On Sunday evening, Billon, a former trade minister, congratulated Ouattara in a concession statement on social media, saying his decision had been informed by partial results he had seen. Billon ended up being runner-up with 3% of the tally.

Barring any surprise from the Constitutional Council during the stipulated five-day period, the octogenarian, who has been in office since 2011, will lead the world’s largest cocoa producer until 2030. Ouattara has supervised high economic growth rates and vast infrastructural development, but has been accused of crony capitalism and a clampdown on opposition to his rule.

Despite 8.7 million people being registered to vote, the election was marked by low turnout in urban areas, especially within the commercial capital of Abidjan. At multiple polling units in the densely populated communes of Yopougon and Cocody, officials said fewer than 50 voters had come in by midday.

The CEI said turnout was approximately 50%.

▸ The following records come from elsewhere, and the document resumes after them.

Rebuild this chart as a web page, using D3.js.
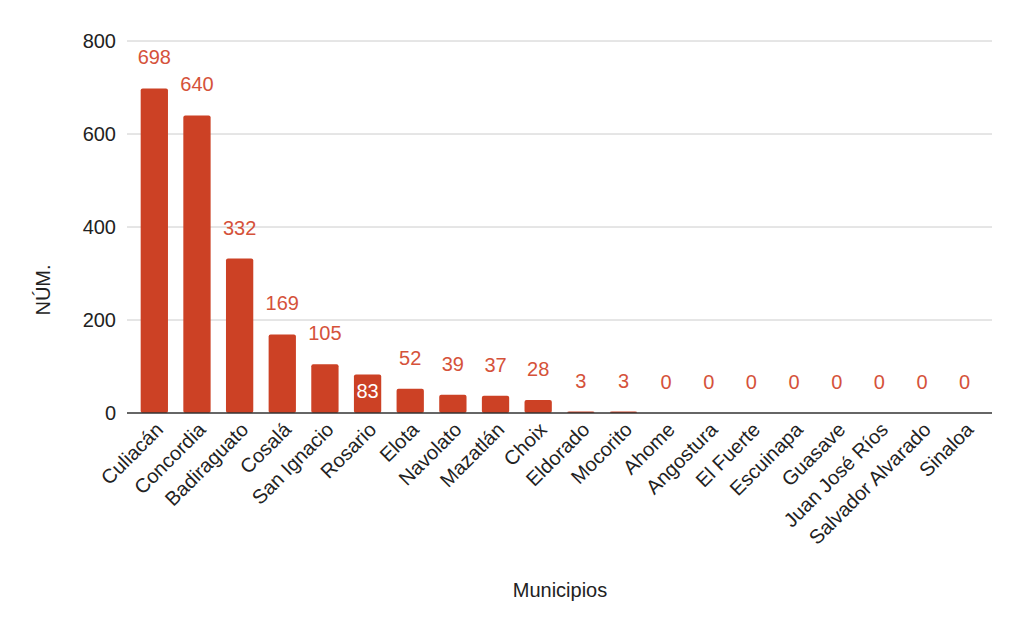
<!DOCTYPE html>
<html>
<head>
<meta charset="utf-8">
<script src="https://cdn.jsdelivr.net/npm/d3@7"></script>
<style>
  body { margin: 0; background: #fff; }
  text { font-family: Arial, "Liberation Sans", sans-serif; }
</style>
</head>
<body>
<svg id="chart" width="1024" height="633"></svg>
<script>
// data
var municipios = ["Culiacán", "Concordia", "Badiraguato", "Cosalá", "San Ignacio", "Rosario",
  "Elota", "Navolato", "Mazatlán", "Choix", "Eldorado", "Mocorito", "Ahome", "Angostura",
  "El Fuerte", "Escuinapa", "Guasave", "Juan José Ríos", "Salvador Alvarado", "Sinaloa"];
var valores = [698, 640, 332, 169, 105, 83, 52, 39, 37, 28, 3, 3, 0, 0, 0, 0, 0, 0, 0, 0];
var yTicks = [0, 200, 400, 600, 800];
var insideLabels = ["Rosario"]; // label drawn in the bar (collides outside)

var svg = d3.select('#chart');
var barColor = '#cc4125',
    labelColor = '#d5523a';

var x = d3.scaleBand()
    .domain(municipios)
    .range([133, 986])
    .paddingInner(0.36)
    .paddingOuter(0.18);

var y = d3.scaleLinear()
    .domain([0, 800])
    .range([413, 41]);

// gridlines
svg.append('g')
  .selectAll('line')
  .data(yTicks.filter(function(d) { return d > 0; }))
  .join('line')
    .attr('x1', 127).attr('x2', 992)
    .attr('y1', function(d) { return y(d); })
    .attr('y2', function(d) { return y(d); })
    .attr('stroke', '#cccccc')
    .attr('stroke-width', 1);

// y tick labels
svg.append('g')
  .selectAll('text')
  .data(yTicks)
  .join('text')
    .attr('x', 116)
    .attr('y', function(d) { return y(d); })
    .attr('dy', '0.35em')
    .attr('text-anchor', 'end')
    .attr('font-size', 20)
    .attr('fill', '#222')
    .text(function(d) { return d; });

// bars
svg.append('g')
  .selectAll('rect')
  .data(valores)
  .join('rect')
    .attr('x', function(d, i) { return x(municipios[i]); })
    .attr('width', x.bandwidth())
    .attr('y', function(d) { return y(d); })
    .attr('height', function(d) { return y(0) - y(d); })
    .attr('rx', 2)
    .attr('fill', barColor);

// baseline
svg.append('line')
    .attr('x1', 127).attr('x2', 992)
    .attr('y1', y(0)).attr('y2', y(0))
    .attr('stroke', '#333')
    .attr('stroke-width', 1.3);

// value labels
svg.append('g')
  .selectAll('text')
  .data(valores)
  .join('text')
    .attr('x', function(d, i) { return x(municipios[i]) + x.bandwidth() / 2; })
    .attr('y', function(d, i) {
        var inside = insideLabels.indexOf(municipios[i]) >= 0;
        return inside ? y(d) + 24 : y(d) - 24;
    })
    .attr('text-anchor', 'middle')
    .attr('font-family', 'Roboto, sans-serif')
    .attr('font-size', 20)
    .attr('fill', function(d, i) {
        return insideLabels.indexOf(municipios[i]) >= 0 ? '#fff' : labelColor;
    })
    .text(function(d) { return d; });

// x labels, rotated
svg.append('g')
  .selectAll('text')
  .data(municipios)
  .join('text')
    .attr('transform', function(d) {
        return 'translate(' + (x(d) + x.bandwidth() / 2 + 10) + ',431) rotate(-45)';
    })
    .attr('text-anchor', 'end')
    .attr('font-size', 20)
    .attr('fill', '#222')
    .text(function(d) { return d; });

// axis titles
svg.append('text')
    .attr('x', 560).attr('y', 597)
    .attr('text-anchor', 'middle')
    .attr('font-size', 20)
    .attr('fill', '#222')
    .text('Municipios');

svg.append('text')
    .attr('transform', 'translate(50,290) rotate(-90)')
    .attr('text-anchor', 'middle')
    .attr('font-size', 20)
    .attr('fill', '#222')
    .text('NÚM.');
</script>
</body>
</html>
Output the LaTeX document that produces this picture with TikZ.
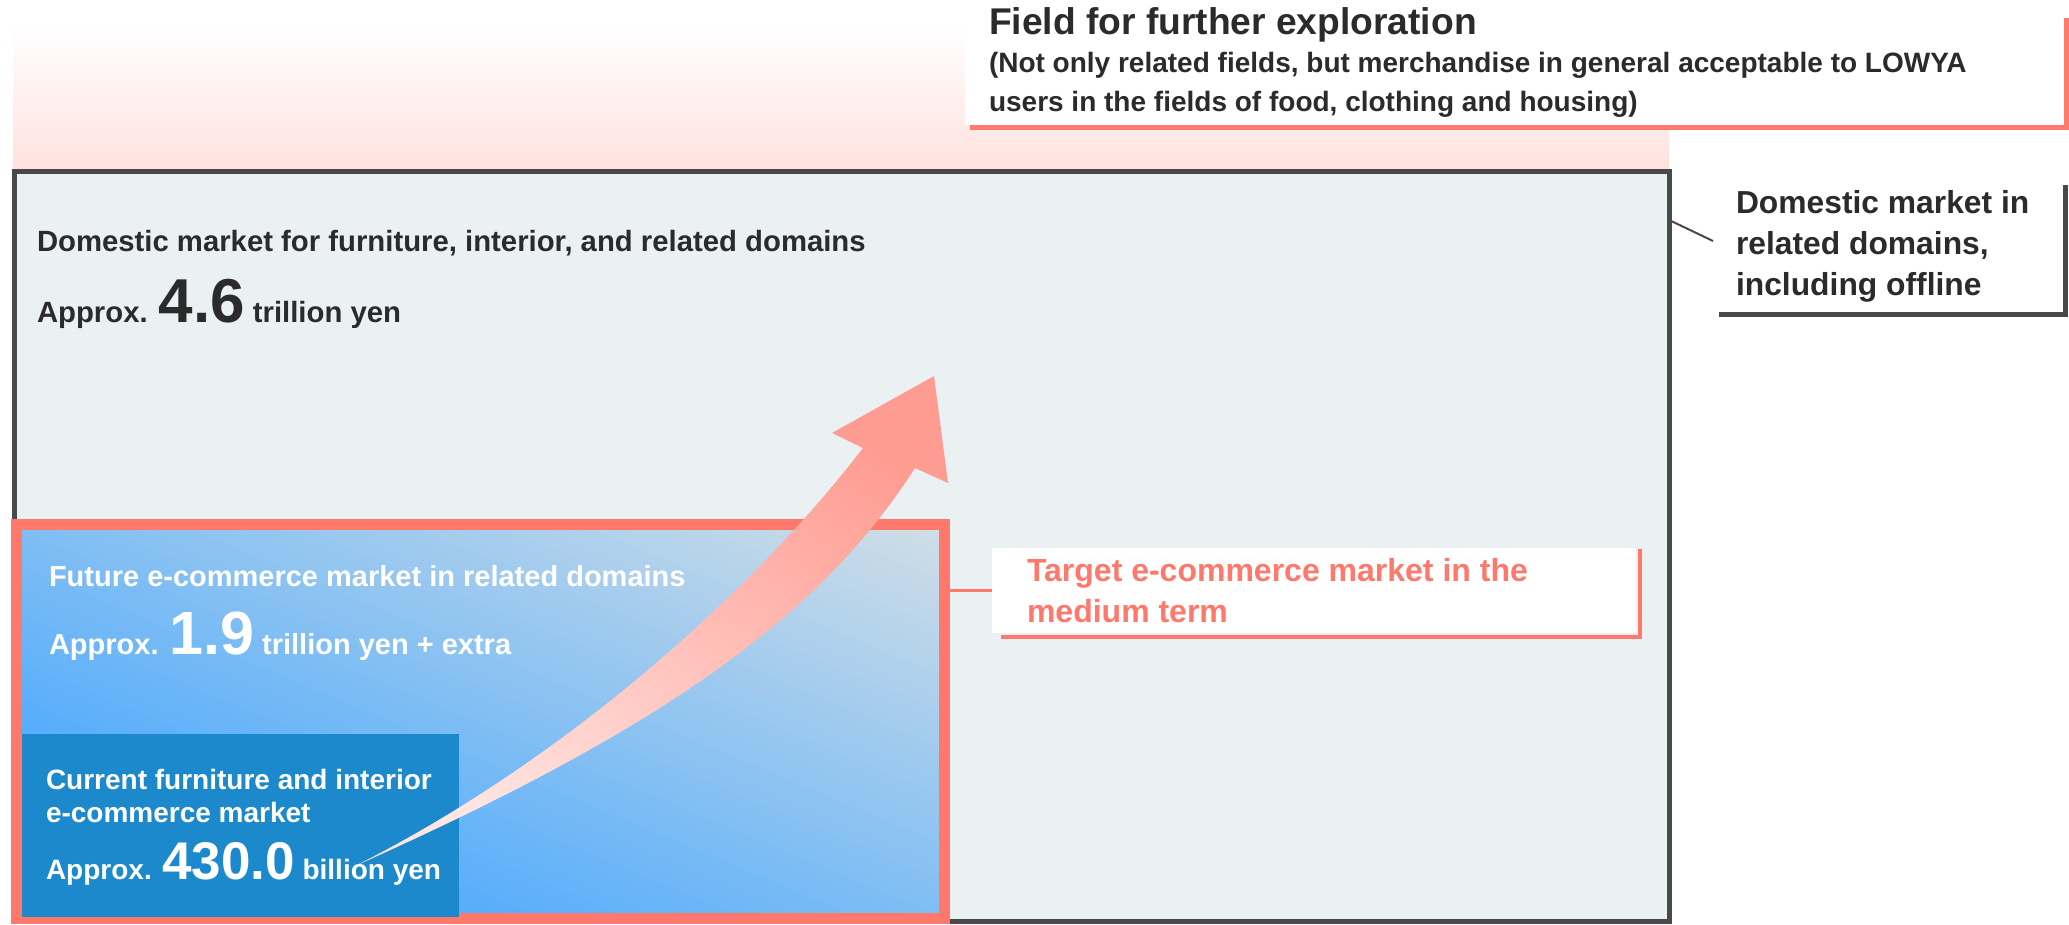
\documentclass[tikz,border=0pt]{standalone}
\usepackage{fontspec}
\setmainfont{Liberation Sans}
\usetikzlibrary{calc}
\definecolor{salmon}{RGB}{255,120,108}
\definecolor{frameg}{RGB}{72,73,75}
\definecolor{txt}{RGB}{43,43,43}
\definecolor{boxfill}{RGB}{235,240,243}
\definecolor{curblue}{RGB}{27,137,204}
\definecolor{gradblue}{RGB}{88,174,250}
\definecolor{gradgray}{RGB}{209,222,230}
\definecolor{pinkband}{RGB}{255,225,222}
\definecolor{arrowtop}{RGB}{255,156,146}
\definecolor{arrowbot}{RGB}{255,230,227}
\newcommand\myfs[1]{\fontsize{#1}{#1}\selectfont}
\begin{document}
\begin{tikzpicture}[x=1pt,y=-1pt,
  every node/.style={inner sep=0pt,outer sep=0pt},
  boxnode/.style={anchor=north west},
  txtnode/.style={anchor=base west,font=\bfseries,text=txt},
  whitetxt/.style={anchor=base west,font=\bfseries,text=white},
  redtxt/.style={anchor=base west,font=\bfseries,text=salmon}]
\useasboundingbox (0,0) rectangle (2069,925);
\fill[white] (0,0) rectangle (2069,925);
% pink band
\shade[top color=white,bottom color=pinkband] (13,25) rectangle (1669,172);
% field label box
\node[boxnode,fill=white,minimum width=1097pt,minimum height=125pt] (fieldbox) at (965,0) {};
\draw[salmon,line width=5pt] (970,128) -- (2066.5,128) -- (2066.5,18);
\node[txtnode] (ftitle) at (989,35) {\myfs{37.2}Field for further exploration};
\node[txtnode] (fsub1) at (989,73) {\myfs{28}(Not only related fields, but merchandise in general acceptable to LOWYA};
\node[txtnode] (fsub2) at (989,112) {\myfs{28}users in the fields of food, clothing and housing)};
% domestic market box
\node[boxnode,fill=boxfill,draw=frameg,line width=5pt,minimum width=1655pt,minimum height=749pt] (dom) at (14,172) {};
\node[txtnode] (domt) at (37,252) {\myfs{29.3}Domestic market for furniture, interior, and related domains};
\node[txtnode] (domv) at (37,323) {\myfs{29.3}Approx. \myfs{62}4.6\myfs{29.3} trillion yen};
% right label
\node[boxnode,minimum width=346pt,minimum height=129pt] (dlab) at (1719,185) {};
\draw[frameg,line width=5pt] (dlab.south west) -- (dlab.south east) -- (dlab.north east);
\node[txtnode] (dl1) at (1736,214) {\myfs{31.8}Domestic market in};
\node[txtnode] (dl2) at (1736,255) {\myfs{31.8}related domains,};
\node[txtnode] (dl3) at (1736,296) {\myfs{31.8}including offline};
\coordinate (dlc) at (1713,241);
\draw[frameg,line width=2pt] (dom.north east |- 0,220) -- (dlc);
% target area: diagonal gradient built from strips
\begin{scope}
  \clip (22,530) rectangle (941,917);
  \fill[gradblue] (22,530) rectangle (941,917);
  \foreach \i in {0,...,48}{
    \pgfmathsetmacro\tt{0.25+0.75*\i/48}
    \pgfmathsetmacro\pp{100*\i/48}
    \fill[gradgray!\pp!gradblue]
      ({22+919*\tt-1838},{916-385*\tt-770}) --
      ({22+919*\tt+1838},{916-385*\tt+770}) --
      ({22+919*1.4+1838},{916-385*1.4+770}) --
      ({22+919*1.4-1838},{916-385*1.4-770}) -- cycle;
  }
\end{scope}
\node[boxnode,draw=salmon,line width=11pt,minimum width=928pt,minimum height=394pt] (tgt) at (16.5,524.5) {};
% current box
\node[boxnode,fill=curblue,minimum width=437pt,minimum height=183pt] (cur) at (22,734) {};
\node[whitetxt] (fut1) at (49,586) {\myfs{29}Future e-commerce market in related domains};
\node[whitetxt] (fut2) at (49,654) {\myfs{29}Approx. \myfs{61}1.9\myfs{29} trillion yen + extra};
\node[whitetxt] (cur1) at (46,789) {\myfs{28}Current furniture and interior};
\node[whitetxt] (cur2) at (46,822) {\myfs{28}e-commerce market};
\node[whitetxt] (cur3) at (46,879) {\myfs{28}Approx. \myfs{53}430.0\myfs{28} billion yen};
% target label
\node[boxnode,fill=white,minimum width=644pt,minimum height=85pt] (tlab) at (992,548) {};
\draw[salmon,line width=4.5pt] (1001,637) -- (1640,637) -- (1640,549);
\node[redtxt] (tl1) at (1027,581) {\myfs{32}Target e-commerce market in the};
\node[redtxt] (tl2) at (1027,622) {\myfs{32}medium term};
\draw[salmon,line width=3pt] (tgt.east |- tlab.west) -- (tlab.west);
% growth arrow
\shade[top color=arrowtop,bottom color=arrowbot,shading angle=-35]
  (355,866) .. controls (552,767) and (743,604) .. (863,448)
  -- (832,433) -- (934,376) -- (948,483) -- (915,468)
  .. controls (820,616) and (664,728) .. (355,866) -- cycle;
\end{tikzpicture}
\end{document}
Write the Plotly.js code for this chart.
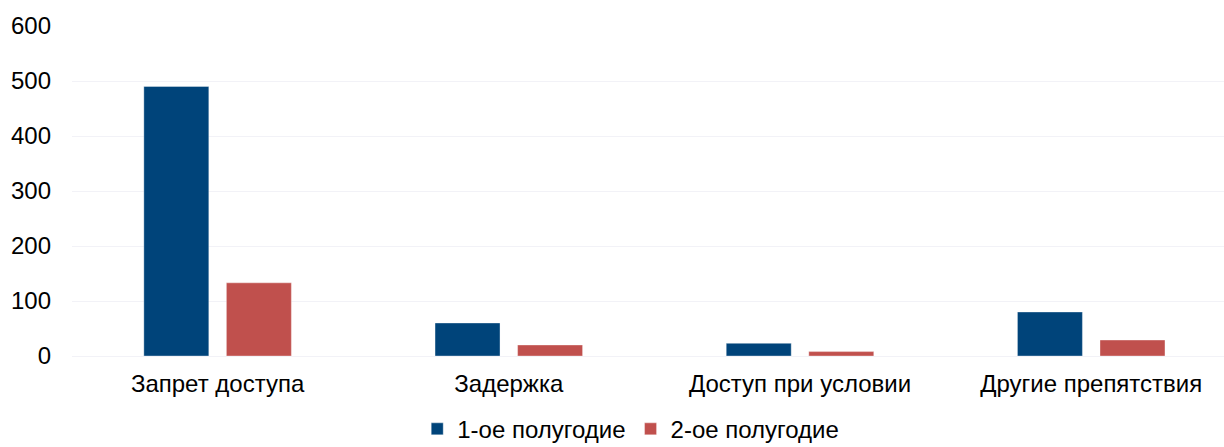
<!DOCTYPE html>
<html>
<head>
<meta charset="utf-8">
<script src="https://cdn.plot.ly/plotly-3.0.1.min.js"></script>
<style>html,body{margin:0;padding:0;background:#fff;}#chart{width:1224px;height:447px;}</style>
</head>
<body>
<div id="chart"></div>
<script>
const categories = ["Запрет доступа", "Задержка", "Доступ при условии", "Другие препятствия"];
const seriesNames = ["1-ое полугодие", "2-ое полугодие"];
const firstHalf = [490, 60, 23, 80];
const secondHalf = [133, 20, 8, 29];
const yTicks = [0, 100, 200, 300, 400, 500, 600];

const colors = ["#00447A", "#C0504D"];
const traces = [firstHalf, secondHalf].map((vals, i) => ({
  type: "bar",
  name: seriesNames[i],
  x: categories,
  y: vals,
  marker: {color: colors[i], line: {color: "rgba(255,255,255,0.35)", width: 1}},
  hoverinfo: "x+y"
}));

const layout = {
  width: 1224,
  height: 447,
  margin: {l: 72, r: 0, t: 26, b: 91, autoexpand: false},
  paper_bgcolor: "#ffffff",
  plot_bgcolor: "#ffffff",
  font: {family: "Liberation Sans, Arial, sans-serif", color: "#000000", size: 24},
  barmode: "group",
  bargap: 0.433,
  bargroupgap: 0.213,
  xaxis: {
    type: "category",
    range: [-0.5, 3.456],
    showgrid: false,
    showline: false,
    zeroline: false,
    ticks: "",
    ticklabelstandoff: 11,
    tickfont: {size: 24, color: "#000"},
    automargin: false
  },
  yaxis: {
    range: [0, 600],
    tickvals: yTicks,
    showgrid: true,
    gridcolor: "#F2F2F7",
    gridwidth: 1,
    zeroline: true,
    zerolinecolor: "#F2F2F7",
    zerolinewidth: 1,
    showline: false,
    ticks: "",
    ticklabelstandoff: 20,
    tickfont: {size: 24, color: "#000"},
    automargin: false
  },
  showlegend: true,
  legend: {
    orientation: "h",
    x: 0.485,
    xanchor: "center",
    y: -0.222,
    yanchor: "middle",
    font: {size: 24, color: "#000"},
    itemwidth: 30,
    tracegroupgap: 0
  }
};

Plotly.newPlot("chart", traces, layout, {displayModeBar: false, staticPlot: true});
</script>
</body>
</html>
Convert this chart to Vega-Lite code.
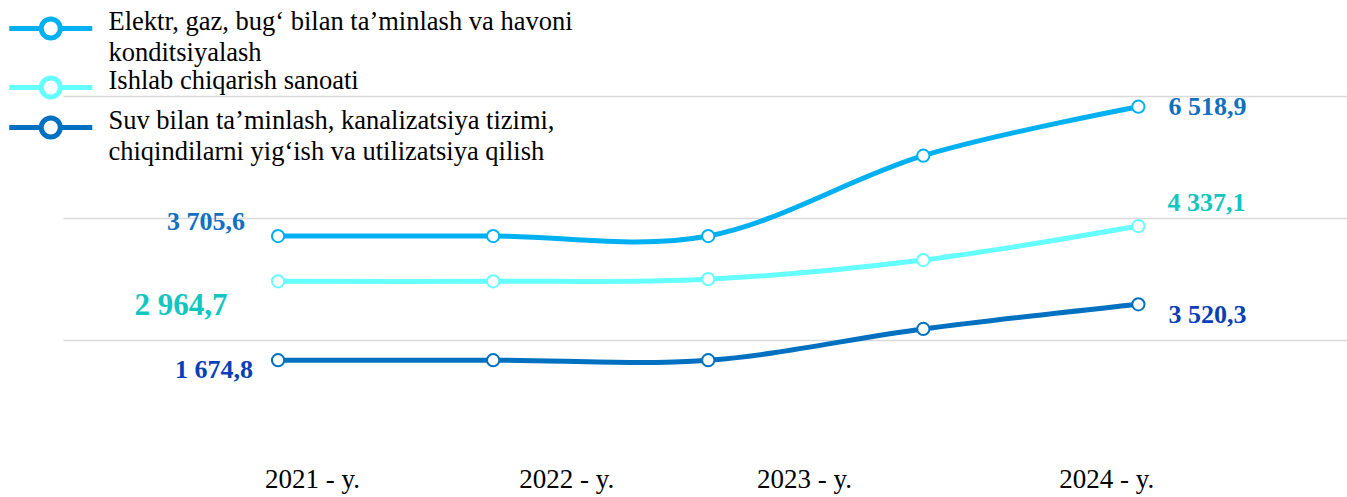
{
  "$schema": "https://vega.github.io/schema/vega-lite/v6.json",
  "autosize": "none",
  "width": 1284,
  "height": 462.6,
  "padding": {"left": 63, "top": 0, "right": 0, "bottom": 34.4},
  "background": "white",
  "config": {"view": {"stroke": null}, "style": {"guide-label": {"lineHeight": 31}}},
  "data": {"values": [
    {"series": "Elektr, gaz, bug‘ bilan ta’minlash va havoni konditsiyalash", "i": 0, "value": 3705.6, "label": "3 705,6"},
    {"series": "Elektr, gaz, bug‘ bilan ta’minlash va havoni konditsiyalash", "i": 1, "value": 3705.6},
    {"series": "Elektr, gaz, bug‘ bilan ta’minlash va havoni konditsiyalash", "i": 2, "value": 3705.6},
    {"series": "Elektr, gaz, bug‘ bilan ta’minlash va havoni konditsiyalash", "i": 3, "value": 5019},
    {"series": "Elektr, gaz, bug‘ bilan ta’minlash va havoni konditsiyalash", "i": 4, "value": 5820, "label": "6 518,9"},
    {"series": "Ishlab chiqarish sanoati", "i": 0, "value": 2964.7, "label": "2 964,7"},
    {"series": "Ishlab chiqarish sanoati", "i": 1, "value": 2964.7},
    {"series": "Ishlab chiqarish sanoati", "i": 2, "value": 3000},
    {"series": "Ishlab chiqarish sanoati", "i": 3, "value": 3313},
    {"series": "Ishlab chiqarish sanoati", "i": 4, "value": 3869, "label": "4 337,1"},
    {"series": "Suv bilan ta’minlash, kanalizatsiya tizimi, chiqindilarni yig‘ish va utilizatsiya qilish", "i": 0, "value": 1674.8, "label": "1 674,8"},
    {"series": "Suv bilan ta’minlash, kanalizatsiya tizimi, chiqindilarni yig‘ish va utilizatsiya qilish", "i": 1, "value": 1674.8},
    {"series": "Suv bilan ta’minlash, kanalizatsiya tizimi, chiqindilarni yig‘ish va utilizatsiya qilish", "i": 2, "value": 1674.8},
    {"series": "Suv bilan ta’minlash, kanalizatsiya tizimi, chiqindilarni yig‘ish va utilizatsiya qilish", "i": 3, "value": 2185},
    {"series": "Suv bilan ta’minlash, kanalizatsiya tizimi, chiqindilarni yig‘ish va utilizatsiya qilish", "i": 4, "value": 2589, "label": "3 520,3"}
  ]},
  "encoding": {
    "x": {
      "field": "i", "type": "quantitative",
      "scale": {"domain": [-1, 4.97], "nice": false, "zero": false},
      "axis": {
        "title": null, "grid": false, "domain": false, "ticks": false,
        "values": [0.158, 1.34, 2.445, 3.851],
        "labelExpr": "datum.value < 1 ? '2021 - y.' : datum.value < 2 ? '2022 - y.' : datum.value < 3 ? '2023 - y.' : '2024 - y.'",
        "labelFont": "Liberation Serif", "labelFontSize": 27, "labelColor": "#000000",
        "labelBaseline": "alphabetic", "labelPadding": 25, "labelFlush": false, "labelOverlap": false
      }
    },
    "y": {
      "field": "value", "type": "quantitative",
      "scale": {"domain": [0, 7565], "nice": false, "zero": false},
      "axis": {
        "title": null, "labels": false, "ticks": false, "domain": false,
        "grid": true, "values": [2000, 4000, 6000],
        "gridColor": "#d9d9d9", "gridWidth": 1.5
      }
    }
  },
  "layer": [
    {
      "mark": {"type": "line", "interpolate": "cardinal", "tension": 0, "strokeWidth": 5,
        "point": {"filled": false, "fill": "white", "size": 150, "strokeWidth": 2, "opacity": 1}},
      "encoding": {
        "color": {
          "field": "series", "type": "nominal",
          "scale": {"domain": [
            "Elektr, gaz, bug‘ bilan ta’minlash va havoni konditsiyalash",
            "Ishlab chiqarish sanoati",
            "Suv bilan ta’minlash, kanalizatsiya tizimi, chiqindilarni yig‘ish va utilizatsiya qilish"
          ], "range": ["#00B0F0", "#66FFFF", "#0070C0"]},
          "legend": {
            "title": null, "orient": "none", "legendX": -25.5, "legendY": 9.2,
            "padding": 0,
            "symbolType": "M-4.15,0.6H-0.95M0.95,0.6H4.15M0.95,0.6A0.95,0.95,0,1,1,-0.95,0.6A0.95,0.95,0,1,1,0.95,0.6Z",
            "symbolSize": 400, "symbolStrokeWidth": 5, "symbolFillColor": "white", "symbolOpacity": 1,
            "labelFont": "Liberation Serif", "labelFontSize": 26.5, "labelColor": "#000000",
            "labelLimit": 800, "labelOffset": 44.5, "rowPadding": 0,
            "labelExpr": "datum.label == 'Ishlab chiqarish sanoati' ? datum.label : split(replace(replace(datum.label, 'havoni ', 'havoni\\n'), 'tizimi, ', 'tizimi,\\n'), '\\n')"
          }
        }
      }
    },
    {
      "transform": [{"filter": "datum.label == '3 705,6'"}],
      "mark": {"type": "text", "align": "center", "baseline": "alphabetic", "dx": -72, "dy": -6, "font": "Liberation Serif", "fontWeight": "bold", "fontSize": 26, "color": "#1170C0"},
      "encoding": {"text": {"field": "label"}}
    },
    {
      "transform": [{"filter": "datum.label == '2 964,7'"}],
      "mark": {"type": "text", "align": "center", "baseline": "alphabetic", "dx": -97, "dy": 34, "font": "Liberation Serif", "fontWeight": "bold", "fontSize": 31, "color": "#12C6BF"},
      "encoding": {"text": {"field": "label"}}
    },
    {
      "transform": [{"filter": "datum.label == '1 674,8'"}],
      "mark": {"type": "text", "align": "center", "baseline": "alphabetic", "dx": -64, "dy": 17.5, "font": "Liberation Serif", "fontWeight": "bold", "fontSize": 26, "color": "#0A3FB8"},
      "encoding": {"text": {"field": "label"}}
    },
    {
      "transform": [{"filter": "datum.label == '6 518,9'"}],
      "mark": {"type": "text", "align": "center", "baseline": "alphabetic", "dx": 69, "dy": 8, "font": "Liberation Serif", "fontWeight": "bold", "fontSize": 26, "color": "#1170C0"},
      "encoding": {"text": {"field": "label"}}
    },
    {
      "transform": [{"filter": "datum.label == '4 337,1'"}],
      "mark": {"type": "text", "align": "center", "baseline": "alphabetic", "dx": 68, "dy": -15, "font": "Liberation Serif", "fontWeight": "bold", "fontSize": 26, "color": "#12C6BF"},
      "encoding": {"text": {"field": "label"}}
    },
    {
      "transform": [{"filter": "datum.label == '3 520,3'"}],
      "mark": {"type": "text", "align": "center", "baseline": "alphabetic", "dx": 69, "dy": 19, "font": "Liberation Serif", "fontWeight": "bold", "fontSize": 26, "color": "#0A3FB8"},
      "encoding": {"text": {"field": "label"}}
    }
  ]
}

Some observers said the low turnout inadvertently led to what has been the country’s most peaceful election in years. In 2010, after the former president Laurent Gbagbo refused to concede defeat to Ouattara, a deadlock ensued that led to the death of an estimated 3,000 people in the months that followed. Ten years later, more than 50 people were killed as Ouattara secured a controversial third mandate.

Before the vote, there had been tensions as youths ransacked the electoral commission’s office in Yamoussoukro, the political capital, leading the authorities to declare a curfew from 10pm to 6am on the eve of the election and after voting ended. Earlier this month, more than 250 protesters were arrested, with 32 handed three-year sentences, leaving the country on edge.

Human rights groups had also noted the heavy deployment of security personnel before and during the election, raising alarm about the sidelining of prominent opposition figures and a clampdown on dissent.